The map showed that each of the fan deposits has its own distinct mineral signature that matches the signature of the watershed from which it was sourced.

The minerals' formation and their transportation seem to have been separated by a fair amount of time. Mapping of the watershed showed a younger layer of rock that sits on top of the hydrated minerals. The crater's inlet channels cut through that layer of younger rock. That meant the water that carved the channels must have flowed well after the mineral layer had formed.

That finding could shed light on the water story for early Mars. It's clear that Mars was once much wetter than it is now, but it's not clear that the Martian climate was warm enough to sustain liquid water at the surface for long periods.

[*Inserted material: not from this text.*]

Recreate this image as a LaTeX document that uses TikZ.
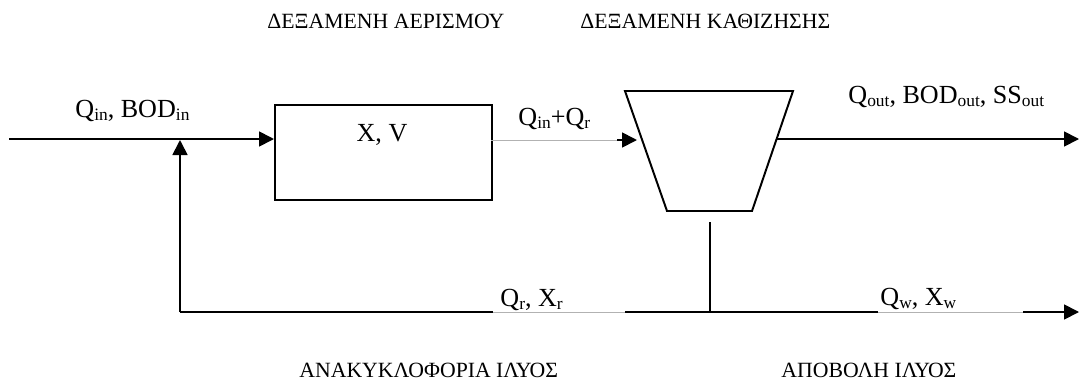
\documentclass[tikz,border=0pt]{standalone}
\usepackage{fontspec}
\setmainfont{Liberation Serif}
\usetikzlibrary{arrows.meta}
\newcommand\lo[1]{\raisebox{-1.6pt}{\fontsize{8}{8}\selectfont #1}}
\begin{document}
\begin{tikzpicture}[x=0.46pt,y=-0.46pt,
  lbl/.style={inner sep=0pt,anchor=base west,font=\fontsize{12}{14}\selectfont},
  ttl/.style={inner sep=0pt,anchor=base west,font=\fontsize{10}{12}\selectfont},
  ln/.style={line width=0.8pt,black},
  thin/.style={line width=0.45pt,black!30},
  arr/.style={ln,-{Triangle[length=6.9pt,width=6.9pt]}},
  tank/.style={draw,line width=0.9pt,inner sep=0pt,anchor=north west}]
\useasboundingbox (0,0) rectangle (1080,380);
% titles
\node[ttl] (t1) at (267,28) {ΔΕΞΑΜΕΝΗ ΑΕΡΙΣΜΟΥ};
\node[ttl] (t2) at (580,28) {ΔΕΞΑΜΕΝΗ ΚΑΘΙΖΗΣΗΣ};
\node[ttl] (b1) at (299,377) {ΑΝΑΚΥΚΛΟΦΟΡΙΑ ΙΛΥΟΣ};
\node[ttl] (b2) at (781,377) {ΑΠΟΒΟΛΗ ΙΛΥΟΣ};
% aeration tank
\node[tank,minimum width=99.8pt,minimum height=43.7pt] (box) at (274,104) {};
\node[lbl,anchor=base] (xv) at (382,141) {X, V};
% clarifier
\coordinate (c1) at (625,91);
\coordinate (c2) at (793,91);
\coordinate (c3) at (752,211);
\coordinate (c4) at (667,211);
\draw[line width=0.9pt] (c1) -- (c2) -- (c3) -- (c4) -- cycle;
% labels
\node[lbl] (lin) at (75,117) {Q\lo{in}, BOD\lo{in}};
\node[lbl] (lqq) at (518,125) {Q\lo{in}+Q\lo{r}};
\node[lbl] (lout) at (848,103) {Q\lo{out}, BOD\lo{out}, SS\lo{out}};
\node[lbl] (lr) at (500,306) {Q\lo{r}, X\lo{r}};
\node[lbl] (lw) at (880,305) {Q\lo{w}, X\lo{w}};
% coordinates
\coordinate (in) at (9,139);
\coordinate (inbox) at (274,139);
\coordinate (boxout) at (491,140);
\coordinate (g1) at (617,140);
\coordinate (ctip) at (637,140);
\coordinate (cout) at (777,139);
\coordinate (outend) at (1079,139);
\coordinate (cbot) at (710,222);
\coordinate (jn) at (710,312);
\coordinate (rc) at (180,312);
\coordinate (rtip) at (180,140);
\coordinate (s1) at (493,312);
\coordinate (s2) at (625,312);
\coordinate (s3) at (878,312);
\coordinate (s4) at (1023,312);
\coordinate (wend) at (1079,312);
% connectors
\draw[arr] (in) -- (inbox);
\draw[thin] (boxout) -- (g1);
\draw[arr] (g1) -- (ctip);
\draw[arr] (cout) -- (outend);
\draw[ln] (cbot) -- (jn);
\draw[ln] (rc) -- (s1);
\draw[thin] (s1) -- (s2);
\draw[ln] (s2) -- (s3);
\draw[thin] (s3) -- (s4);
\draw[arr] (s4) -- (wend);
\draw[arr] (rc) -- (rtip);
\end{tikzpicture}
\end{document}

Some researchers have suggested that if the early Martian climate was cold, chemical alteration on Mars may have been driven largely by water percolating in the warmer subsurface crust. That period of subsurface activity was followed some time later by pulses of water on the surface, potentially sourced by either snowmelt or rainfall, during transient periods of warm temperatures.

That second round of events was largely responsible for the mechanical erosion on the Martian surface.

The study is published in the Journal of Geophysical Research: Planets.